Records with drawing code:

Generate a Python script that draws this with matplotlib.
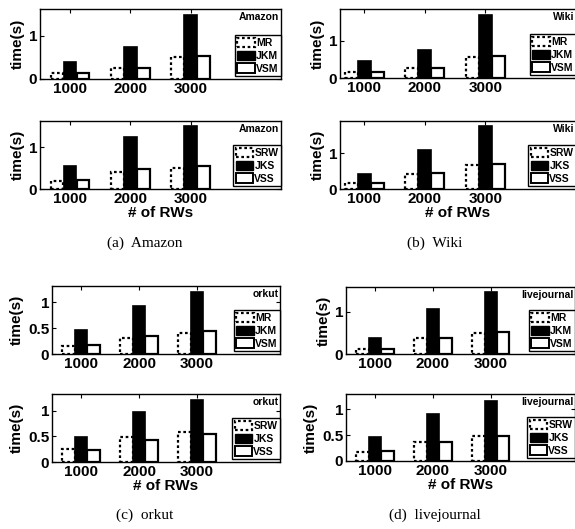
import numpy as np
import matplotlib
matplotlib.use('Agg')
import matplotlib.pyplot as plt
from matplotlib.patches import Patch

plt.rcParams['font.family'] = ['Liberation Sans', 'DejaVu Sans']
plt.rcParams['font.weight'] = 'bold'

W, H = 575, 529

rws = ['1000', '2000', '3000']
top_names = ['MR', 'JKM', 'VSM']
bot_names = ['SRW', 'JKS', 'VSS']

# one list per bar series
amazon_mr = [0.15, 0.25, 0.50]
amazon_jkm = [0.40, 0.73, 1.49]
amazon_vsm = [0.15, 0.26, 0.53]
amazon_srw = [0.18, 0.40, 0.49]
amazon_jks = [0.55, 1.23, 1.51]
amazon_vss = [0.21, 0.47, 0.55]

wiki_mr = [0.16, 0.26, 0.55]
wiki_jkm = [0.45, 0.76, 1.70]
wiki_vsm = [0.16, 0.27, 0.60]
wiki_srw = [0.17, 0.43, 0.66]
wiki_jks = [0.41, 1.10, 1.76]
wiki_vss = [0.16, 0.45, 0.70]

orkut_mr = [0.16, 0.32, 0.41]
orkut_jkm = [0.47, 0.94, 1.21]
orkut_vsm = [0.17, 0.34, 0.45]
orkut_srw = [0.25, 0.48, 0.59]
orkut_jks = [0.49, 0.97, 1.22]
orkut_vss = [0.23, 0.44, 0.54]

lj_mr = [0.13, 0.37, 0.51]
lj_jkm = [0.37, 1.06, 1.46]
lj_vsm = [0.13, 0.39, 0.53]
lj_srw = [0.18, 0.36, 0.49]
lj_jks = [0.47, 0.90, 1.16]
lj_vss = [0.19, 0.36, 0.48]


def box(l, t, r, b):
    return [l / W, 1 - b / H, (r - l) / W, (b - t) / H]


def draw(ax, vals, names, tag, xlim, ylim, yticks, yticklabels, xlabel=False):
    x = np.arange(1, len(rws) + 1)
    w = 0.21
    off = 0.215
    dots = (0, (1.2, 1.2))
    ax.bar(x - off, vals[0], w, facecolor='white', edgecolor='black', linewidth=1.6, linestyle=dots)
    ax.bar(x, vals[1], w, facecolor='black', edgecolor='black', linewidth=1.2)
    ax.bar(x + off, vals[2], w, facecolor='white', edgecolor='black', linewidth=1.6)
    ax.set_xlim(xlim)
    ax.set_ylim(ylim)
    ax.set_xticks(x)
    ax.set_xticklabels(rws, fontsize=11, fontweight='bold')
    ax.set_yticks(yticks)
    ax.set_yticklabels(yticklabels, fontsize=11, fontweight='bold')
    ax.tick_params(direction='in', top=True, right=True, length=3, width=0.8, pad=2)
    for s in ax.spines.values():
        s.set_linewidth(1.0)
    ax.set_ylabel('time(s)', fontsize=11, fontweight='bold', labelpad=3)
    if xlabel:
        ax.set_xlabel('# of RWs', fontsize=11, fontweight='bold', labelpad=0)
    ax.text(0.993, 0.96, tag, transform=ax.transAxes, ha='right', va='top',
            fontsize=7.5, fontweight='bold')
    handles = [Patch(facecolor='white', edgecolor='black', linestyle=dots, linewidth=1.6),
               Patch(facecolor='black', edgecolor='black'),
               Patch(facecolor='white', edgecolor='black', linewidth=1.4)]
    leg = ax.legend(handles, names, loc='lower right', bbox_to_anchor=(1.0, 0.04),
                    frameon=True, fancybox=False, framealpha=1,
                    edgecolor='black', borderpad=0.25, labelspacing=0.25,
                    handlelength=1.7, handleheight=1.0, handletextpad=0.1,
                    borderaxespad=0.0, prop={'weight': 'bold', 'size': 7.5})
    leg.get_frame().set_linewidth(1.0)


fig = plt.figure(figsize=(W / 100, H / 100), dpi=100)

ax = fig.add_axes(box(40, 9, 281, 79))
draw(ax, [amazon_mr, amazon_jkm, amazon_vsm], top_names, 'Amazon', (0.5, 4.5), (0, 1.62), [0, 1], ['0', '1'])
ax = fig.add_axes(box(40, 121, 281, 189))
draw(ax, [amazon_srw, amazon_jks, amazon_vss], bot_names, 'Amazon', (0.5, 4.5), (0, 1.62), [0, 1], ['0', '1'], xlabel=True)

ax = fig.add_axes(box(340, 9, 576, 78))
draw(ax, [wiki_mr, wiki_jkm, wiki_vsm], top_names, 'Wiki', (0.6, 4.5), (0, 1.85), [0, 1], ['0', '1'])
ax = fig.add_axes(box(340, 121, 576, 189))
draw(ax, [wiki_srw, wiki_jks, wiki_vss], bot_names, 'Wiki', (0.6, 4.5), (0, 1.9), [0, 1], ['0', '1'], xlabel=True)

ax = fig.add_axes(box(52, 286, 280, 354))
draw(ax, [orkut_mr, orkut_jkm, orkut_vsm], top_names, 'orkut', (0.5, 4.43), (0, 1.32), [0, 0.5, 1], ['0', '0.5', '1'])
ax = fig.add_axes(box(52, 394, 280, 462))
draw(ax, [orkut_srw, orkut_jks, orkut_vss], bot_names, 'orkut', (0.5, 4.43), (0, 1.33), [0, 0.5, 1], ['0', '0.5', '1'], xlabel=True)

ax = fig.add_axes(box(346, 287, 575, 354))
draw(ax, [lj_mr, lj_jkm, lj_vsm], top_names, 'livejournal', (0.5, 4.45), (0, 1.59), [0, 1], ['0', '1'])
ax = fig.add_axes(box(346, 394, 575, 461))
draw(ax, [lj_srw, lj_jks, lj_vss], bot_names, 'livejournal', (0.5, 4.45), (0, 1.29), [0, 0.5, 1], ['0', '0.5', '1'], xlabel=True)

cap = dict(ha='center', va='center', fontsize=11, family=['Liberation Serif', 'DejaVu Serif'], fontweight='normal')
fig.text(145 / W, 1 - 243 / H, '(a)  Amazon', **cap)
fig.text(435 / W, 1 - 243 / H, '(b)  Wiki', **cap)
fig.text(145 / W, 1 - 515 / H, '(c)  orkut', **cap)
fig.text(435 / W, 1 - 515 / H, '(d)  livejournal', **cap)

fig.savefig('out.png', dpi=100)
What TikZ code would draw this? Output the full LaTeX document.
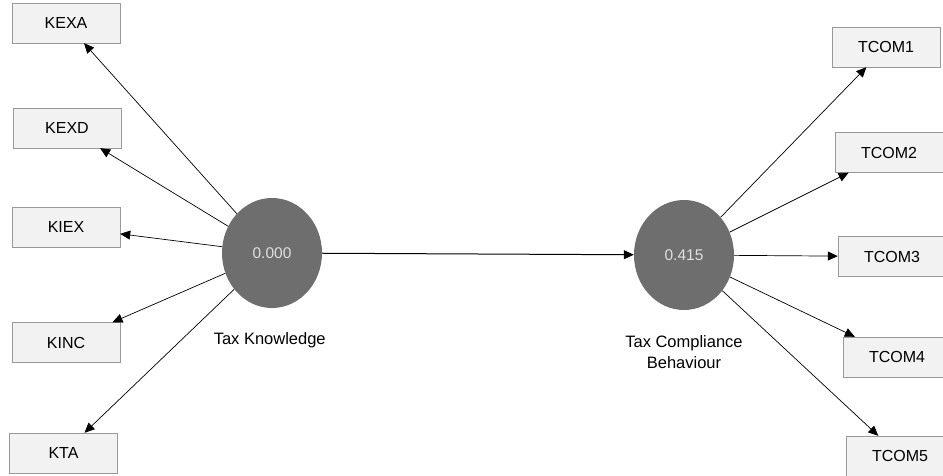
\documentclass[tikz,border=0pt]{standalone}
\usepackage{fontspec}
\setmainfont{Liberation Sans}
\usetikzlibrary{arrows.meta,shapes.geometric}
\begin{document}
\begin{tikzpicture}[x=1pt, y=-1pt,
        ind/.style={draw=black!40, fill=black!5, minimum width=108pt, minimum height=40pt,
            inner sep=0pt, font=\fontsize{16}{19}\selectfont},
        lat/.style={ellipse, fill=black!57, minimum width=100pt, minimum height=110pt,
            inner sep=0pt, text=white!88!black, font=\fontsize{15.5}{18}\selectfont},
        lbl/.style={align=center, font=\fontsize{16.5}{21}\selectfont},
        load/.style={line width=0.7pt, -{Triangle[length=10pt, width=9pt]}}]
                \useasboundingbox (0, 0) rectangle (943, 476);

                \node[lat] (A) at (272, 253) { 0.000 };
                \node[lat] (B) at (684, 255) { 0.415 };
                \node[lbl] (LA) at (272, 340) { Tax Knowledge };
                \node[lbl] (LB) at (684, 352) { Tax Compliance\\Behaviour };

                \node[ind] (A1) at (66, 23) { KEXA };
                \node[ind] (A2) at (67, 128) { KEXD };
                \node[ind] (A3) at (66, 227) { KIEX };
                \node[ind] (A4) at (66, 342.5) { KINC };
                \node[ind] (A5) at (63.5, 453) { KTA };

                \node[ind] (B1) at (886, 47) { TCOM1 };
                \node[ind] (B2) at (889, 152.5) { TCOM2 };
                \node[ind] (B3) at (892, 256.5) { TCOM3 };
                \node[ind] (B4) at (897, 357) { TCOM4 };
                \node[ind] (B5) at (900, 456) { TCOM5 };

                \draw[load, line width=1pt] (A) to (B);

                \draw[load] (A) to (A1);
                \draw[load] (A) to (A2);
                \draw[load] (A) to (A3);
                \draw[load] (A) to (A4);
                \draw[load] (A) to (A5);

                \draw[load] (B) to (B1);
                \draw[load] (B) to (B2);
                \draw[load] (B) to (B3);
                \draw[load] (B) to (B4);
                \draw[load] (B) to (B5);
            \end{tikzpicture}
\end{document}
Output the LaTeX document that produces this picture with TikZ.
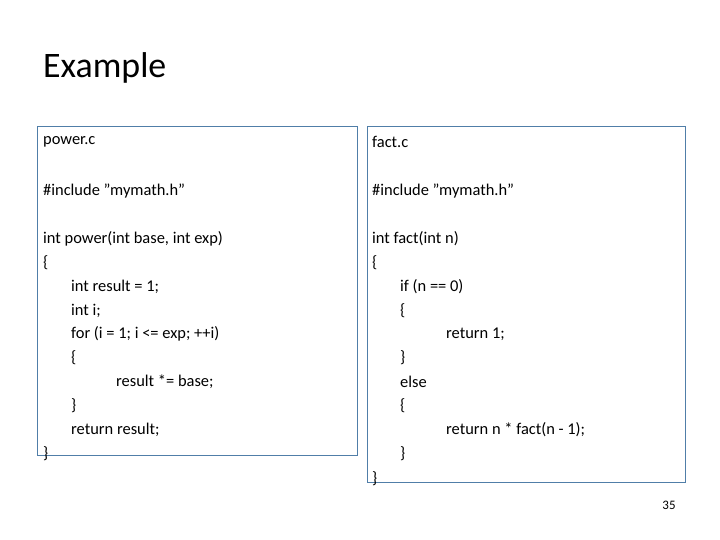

→ **Problem details**:
Wherever "Output" shows up in a line, copy that line.

→ **In response**:
What TikZ code would draw this? Output the full LaTeX document.
Output the LaTeX document that produces this picture with TikZ.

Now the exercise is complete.